El cirujano King llamó urgente a sus colegas de Honolulú para que acudieran en su ayuda. Extraordinaria coincidencia: en ese momento todos los cirujanos de Honolulú se hallaban reunidos en una conferencia que dictaba el doctor John J. Moorhead, de Nueva York; el auditorio en pleno, comenzando por el mismo orador, salieron para el Hospital Tripler.

Por otra curiosa coincidencia, el doctor Moorhead acababa de explicar a sus oyentes el manejo de un nuevo instrumento quirúrgico para localizar objetos de metal alojados en el cuerpo humano. En aquella mañana, el instrumento fue de gran utilidad pues ahorró horas preciosas que se hubiera perdido esperando que se desarrollaran las placas de rayos X.
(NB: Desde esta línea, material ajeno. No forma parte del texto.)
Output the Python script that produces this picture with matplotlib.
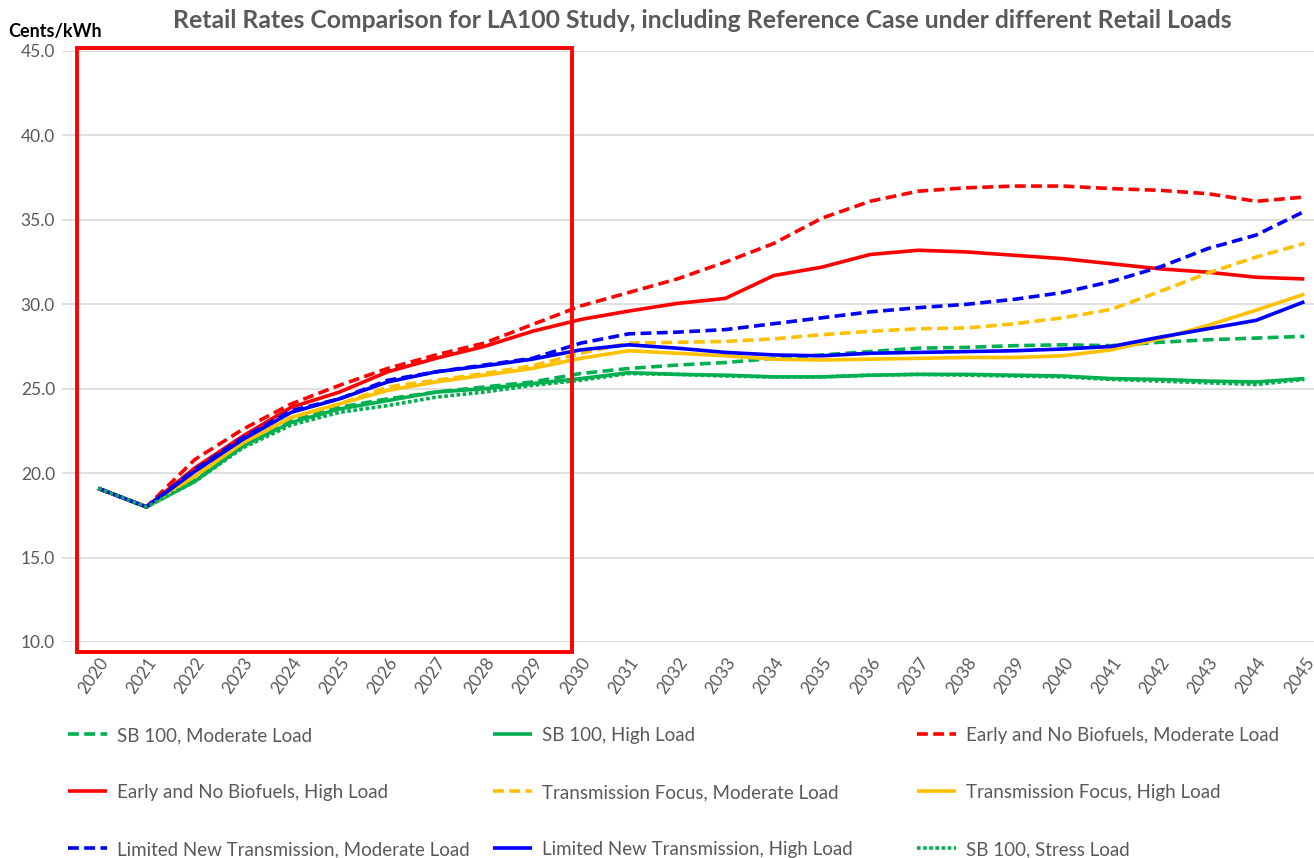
import matplotlib
matplotlib.use('Agg')
import matplotlib.pyplot as plt
from matplotlib.patches import Rectangle

years = list(range(2020, 2046))

sb_mod = [19.1, 18.0, 19.6, 21.6, 23.1, 23.9, 24.4, 24.8, 25.1, 25.4, 25.9, 26.2, 26.4, 26.55, 26.8,
          27.0, 27.2, 27.4, 27.45, 27.55, 27.6, 27.55, 27.75, 27.9, 28.0, 28.1]
sb_high = [19.1, 18.0, 19.5, 21.6, 23.0, 23.8, 24.3, 24.8, 25.0, 25.3, 25.6, 25.95, 25.85, 25.8, 25.7,
           25.7, 25.8, 25.85, 25.85, 25.8, 25.75, 25.6, 25.55, 25.45, 25.4, 25.6]
early_mod = [19.1, 18.0, 20.8, 22.6, 24.1, 25.2, 26.2, 27.0, 27.7, 28.8, 29.9, 30.7, 31.5, 32.5, 33.6,
             35.1, 36.1, 36.7, 36.9, 37.0, 37.0, 36.85, 36.75, 36.55, 36.1, 36.35]
early_high = [19.1, 18.0, 20.3, 22.2, 23.9, 24.8, 26.0, 26.8, 27.5, 28.4, 29.1, 29.6, 30.05, 30.35, 31.7,
              32.2, 32.95, 33.2, 33.1, 32.9, 32.7, 32.4, 32.1, 31.9, 31.6, 31.5]
tf_mod = [19.1, 18.0, 19.9, 21.8, 23.3, 24.1, 25.1, 25.5, 25.9, 26.35, 27.1, 27.7, 27.75, 27.8, 27.95,
          28.2, 28.4, 28.55, 28.6, 28.85, 29.2, 29.7, 30.75, 31.85, 32.8, 33.6]
tf_high = [19.1, 18.0, 19.8, 21.8, 23.3, 24.1, 24.9, 25.4, 25.8, 26.2, 26.8, 27.25, 27.1, 26.95, 26.75,
           26.7, 26.75, 26.8, 26.85, 26.85, 26.95, 27.3, 27.95, 28.75, 29.65, 30.6]
lnt_mod = [19.1, 18.0, 20.2, 22.1, 23.7, 24.4, 25.5, 26.0, 26.4, 26.8, 27.7, 28.25, 28.35, 28.5, 28.85,
           29.2, 29.55, 29.8, 30.0, 30.3, 30.7, 31.35, 32.2, 33.3, 34.1, 35.5]
lnt_high = [19.1, 18.0, 20.1, 22.0, 23.6, 24.4, 25.4, 26.0, 26.35, 26.75, 27.3, 27.6, 27.4, 27.15, 27.0,
            26.95, 27.1, 27.15, 27.2, 27.25, 27.35, 27.5, 28.05, 28.55, 29.05, 30.15]
stress = [19.1, 18.0, 19.5, 21.5, 22.85, 23.6, 24.0, 24.5, 24.8, 25.2, 25.5, 25.9, 25.85, 25.75, 25.7,
          25.7, 25.8, 25.85, 25.8, 25.75, 25.7, 25.55, 25.45, 25.35, 25.25, 25.55]

labels = ['SB 100, Moderate Load', 'SB 100, High Load', 'Early and No Biofuels, Moderate Load',
          'Early and No Biofuels, High Load', 'Transmission Focus, Moderate Load',
          'Transmission Focus, High Load', 'Limited New Transmission, Moderate Load',
          'Limited New Transmission, High Load', 'SB 100, Stress Load']

GREEN = '#00B050'
RED = '#FF0000'
YELLOW = '#FFC000'
BLUE = '#0000FF'
GREY = '#595959'

plt.rcParams['font.family'] = ['Lato', 'DejaVu Sans']

fig = plt.figure(figsize=(13.14, 8.58), dpi=100)
ax = fig.add_axes([62 / 1314, 1 - 642 / 858, 1 - 62 / 1314, (642 - 51) / 858])

dash = (3, 1.5)
lw = 2.6
series = [
    (sb_mod, GREEN, dash),
    (sb_high, GREEN, None),
    (early_mod, RED, dash),
    (early_high, RED, None),
    (tf_mod, YELLOW, dash),
    (tf_high, YELLOW, None),
    (lnt_mod, BLUE, dash),
    (lnt_high, BLUE, None),
    (stress, GREEN, (1, 0.7)),
]
handles = []
for (vals, col, ds), lab in zip(series, labels):
    if ds is None:
        ln, = ax.plot(years, vals, color=col, lw=lw, label=lab, solid_capstyle='butt')
    else:
        ln, = ax.plot(years, vals, color=col, lw=lw, label=lab, dashes=ds, dash_capstyle='butt')
    handles.append(ln)

ax.set_xlim(2019.25, 2045.2)
ax.set_ylim(10, 45)
ax.set_yticks([10, 15, 20, 25, 30, 35, 40, 45])
ax.set_yticklabels(['%.1f' % v for v in [10, 15, 20, 25, 30, 35, 40, 45]], color=GREY, fontsize=12.5)
ax.set_xticks(years)
ax.set_xticklabels([str(y) for y in years], rotation=55, ha='right', va='top',
                   rotation_mode='anchor', color=GREY, fontsize=12.5)
ax.tick_params(axis='both', length=0)
ax.tick_params(axis='y', pad=5)
ax.tick_params(axis='x', pad=9)
ax.grid(axis='y', color='#D9D9D9', lw=1.2)
ax.set_axisbelow(True)
for s in ax.spines.values():
    s.set_visible(False)

# red highlight box
box = Rectangle((2019.57, 9.4), 2029.83 - 2019.57, 45.18 - 9.4, fill=False,
                edgecolor=RED, lw=2.8, clip_on=False, zorder=5)
ax.add_patch(box)

fig.text(702 / 1314, 1 - 20 / 858, 'Retail Rates Comparison for LA100 Study, including Reference Case under different Retail Loads',
         ha='center', va='center', fontsize=17.8, fontweight='bold', color=GREY)
fig.text(8 / 1314, 1 - 31 / 858, 'Cents/kWh', ha='left', va='center', fontsize=13, fontweight='bold', color='black')

# legend, three columns placed like the original
col_x = [68, 493, 917]
for c in range(3):
    hs = [handles[c], handles[c + 3], handles[c + 6]]
    leg = fig.legend(hs, [h.get_label() for h in hs], loc='upper left',
                     bbox_to_anchor=(col_x[c] / 1314, 1 - 727 / 858),
                     frameon=False, borderpad=0, borderaxespad=0, fontsize=13.5,
                     handlelength=2.1, handletextpad=0.5, labelspacing=2.13)
    for t in leg.get_texts():
        t.set_color(GREY)

fig.savefig('out.png', dpi=100)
El doctor Pinkerton, que pasaba su diaria visita en el Hospital Queens, oyó gran baraúnda en la sala de urgencia. Docenas de autos traían heridos, mutilados, quemados. Cuando el doctor Pinkerton comenzaba apenas a dar instrucciones, llegó una llamada de urgencia del Hospital Tripler:

¡”Necesitamos plasma sanguíneo”!

A los cinco minutos, el doctor Pinkerton se encontraba ya en la planta de refrigeración de la Hawaiian Electric Company, donde se guardaba la sangre; habían 210 frascos de 250 cc, cada uno. Dejó 60 en el Hospital de Queens y partió con el resto para el Tripler.

A las once de la mañana, el doctor Pinkerton pidió por radio voluntarios que quisieran dar sangre para transfusiones. En media hora se habían reunido unas 800 personas a las puertas del hospital. El cuerpo de técnicos trabajaba a marchas forzadas, aunque no daban abasto para tomar las muestras de todas las personas que querían donar su sangre; centenares de japoneses fueron a ofrecer su sangre, en señal de protesta.

Muchos de los que hay habían donado sangre, volvían antes del plazo que ha de transcurrir para que el donante pueda someterse a otra transfusión. A un marinero, a quien los médicos reconocieron, al preguntarle porqué volvía tan rápido, respondió:

“¡Mataron a mi hermano, y quiero hacer algo por él y por los demás!.

Todas las tardes, durante muchos días, hubo en Pearl Harbor un sepelio, hasta que recibieron sencilla y digna sepultura las 3.000 víctimas heroicas del ataque. Sobre cada tumba se depositaba un ramo de flores. Los soldados de infantería de marina, avanzaban, se echaban los fusiles a la cara, y disparaban tres salvas.

El clarín daba el toque solemne de silencio. El eco esparcía esas claras notas vibrantes por todo el tranquilo valle, remanso de leyenda y de poesía, cuyos felices moradores habían pasado más de cien años en una existencia de paz y libertad.